→ Given instruction
Leaving the pictures out, print the lines from the first line of the listing through the line containing "(0,0) rectangle (1101,1017);", exactly as they read, and no others.

** begin Data extract **

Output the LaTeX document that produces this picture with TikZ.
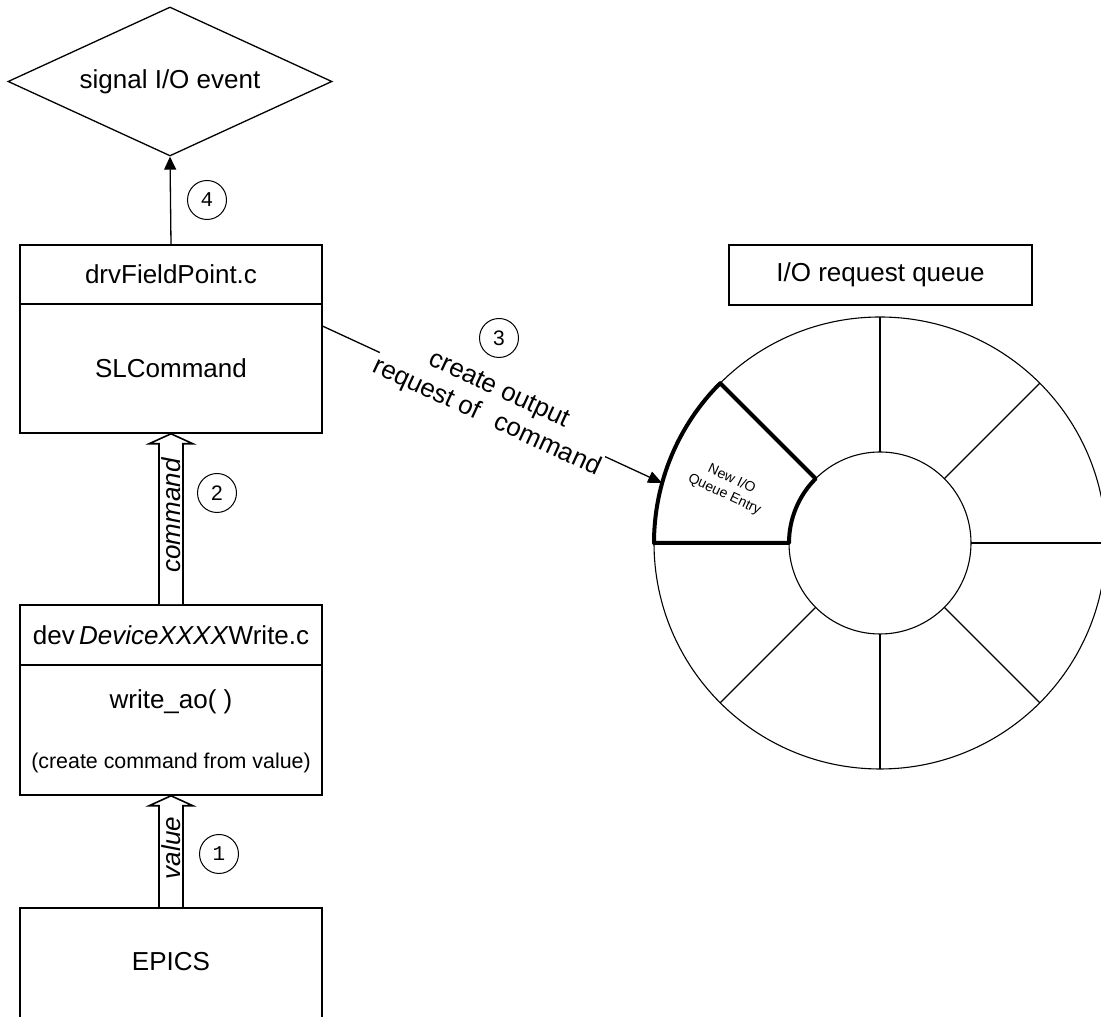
\documentclass[tikz,border=0pt]{standalone}
\usepackage{fontspec}
\setmainfont{Liberation Sans}
\newfontfamily\monofont{Liberation Mono}
\usetikzlibrary{shapes.geometric,calc,arrows.meta}
\begin{document}
\begin{tikzpicture}[x=1pt,y=1pt,
  big/.style={font=\fontsize{26}{30}\selectfont},
  box/.style={draw,line width=1.6pt,minimum width=302pt,inner sep=0pt},
  num/.style={draw,circle,line width=1pt,minimum size=39pt,inner sep=0pt,font=\fontsize{21}{24}\selectfont},
  thin/.style={line width=1.1pt},
  thick/.style={line width=4pt,line join=round},
  hollow/.style={draw,line width=1.6pt,fill=white,line join=miter},
  conn/.style={line width=1.3pt},
]
\useasboundingbox (0,0) rectangle (1101,1017);

% --- left column ---
\node[draw,diamond,aspect=2.17,minimum width=324pt,minimum height=149pt,inner sep=0pt,line width=1.3pt,big] (event) at (170,935.5) {signal I/O event};

\node[box,big,minimum height=59pt] (drvTitle) at (171,742.5) {drvFieldPoint.c};
\node[box,big,minimum height=129pt] (drvBody) at (171,648.5) {SLCommand};

\node[box,big,minimum height=60pt] (devTitle) at (171,382) {dev\,\textit{DeviceXXXX}Write.c};
\node[box,minimum height=130pt] (devBody) at (171,287) {};
\node[big] (writeao) at (171,315) {write\_ao( )};
\node[font=\fontsize{21.4}{25}\selectfont] (createcmd) at (171,254) {(create command from value)};

\node[box,minimum height=140pt,anchor=north] (epics) at (171,110) {};
\node[big] (epicsText) at (171,55) {EPICS};

% arrow 4
\draw[conn,-{Triangle[length=13pt,width=12pt]}] (drvTitle.north) -- (event.south);
\node[num,font=\monofont\fontsize{21}{24}\selectfont] (n4) at (207,817) {4};

% hollow arrow 2 (command)
\draw[hollow] ($(devTitle.north)+(-12,0)$) -- ($(drvBody.south)+(-12,-10)$) -- ($(drvBody.south)+(-22,-10)$) -- (drvBody.south) -- ($(drvBody.south)+(22,-10)$) -- ($(drvBody.south)+(12,-10)$) -- ($(devTitle.north)+(12,0)$);
\path (devTitle.north) -- (drvBody.south) node[pos=0.52,rotate=90,big,font=\itshape\fontsize{26}{30}\selectfont] (cmdlbl) {command};
\node[num] (n2) at (217,524) {2};

% hollow arrow 1 (value)
\draw[hollow] ($(epics.north)+(-12,0)$) -- ($(devBody.south)+(-12,-10)$) -- ($(devBody.south)+(-22,-10)$) -- (devBody.south) -- ($(devBody.south)+(22,-10)$) -- ($(devBody.south)+(12,-10)$) -- ($(epics.north)+(12,0)$);
\path (epics.north) -- (devBody.south) node[pos=0.53,rotate=90,font=\itshape\fontsize{26}{30}\selectfont] (vallbl) {value};
\node[num,font=\monofont\fontsize{21}{24}\selectfont] (n1) at (219,163) {1};

% --- queue ---
\node[box,big,minimum width=303pt,minimum height=60pt] (qlabel) at (880.5,742) {I/O request queue};

\coordinate (c) at (880,474);
\draw[thin] (c) circle[radius=226];
\draw[thin] (c) circle[radius=91];
\foreach \a in {0,45,90,225,270,315} {
  \draw[thin] ($(c)+(\a:91)$) -- ($(c)+(\a:226)$);
}
\draw[thick] ($(c)+(180:226)$) -- ($(c)+(180:91)$) arc[start angle=180,end angle=135,radius=91] -- ($(c)+(135:226)$) arc[start angle=135,end angle=180,radius=226] -- cycle;
\node[font=\fontsize{14}{17}\selectfont,align=center,rotate=-25] (newentry) at (728,530) {New I/O\\Queue Entry};

% connector 3
\coordinate (s3) at ($(drvBody.north east)+(0,-23)$);
\coordinate (entry) at ($(c)+(164.6:226)$);
\draw[conn] (s3) -- ($(s3)!0.168!(entry)$);
\draw[conn,-{Triangle[length=14pt,width=12pt]}] ($(s3)!0.832!(entry)$) -- (entry);
\path (s3) -- (entry) node[midway,sloped,align=center,font=\fontsize{26}{30}\selectfont] (lbl3) {create output\\request of\hspace{0.7em}command};
\node[num] (n3) at (499,679) {3};
\end{tikzpicture}
\end{document}
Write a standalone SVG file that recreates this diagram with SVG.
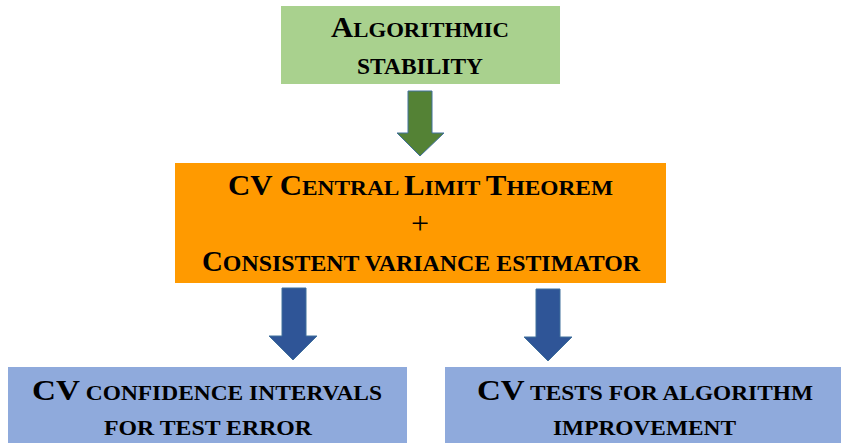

** end Data extract **

→ The result
Output the LaTeX document that produces this picture with TikZ.
\documentclass[tikz,border=0pt]{standalone}
\usepackage{fontspec}
\setmainfont{Liberation Sans}
\newfontfamily\monofont{Liberation Mono}
\usetikzlibrary{shapes.geometric,calc,arrows.meta}
\begin{document}
\begin{tikzpicture}[x=1pt,y=1pt,
  big/.style={font=\fontsize{26}{30}\selectfont},
  box/.style={draw,line width=1.6pt,minimum width=302pt,inner sep=0pt},
  num/.style={draw,circle,line width=1pt,minimum size=39pt,inner sep=0pt,font=\fontsize{21}{24}\selectfont},
  thin/.style={line width=1.1pt},
  thick/.style={line width=4pt,line join=round},
  hollow/.style={draw,line width=1.6pt,fill=white,line join=miter},
  conn/.style={line width=1.3pt},
]
\useasboundingbox (0,0) rectangle (1101,1017);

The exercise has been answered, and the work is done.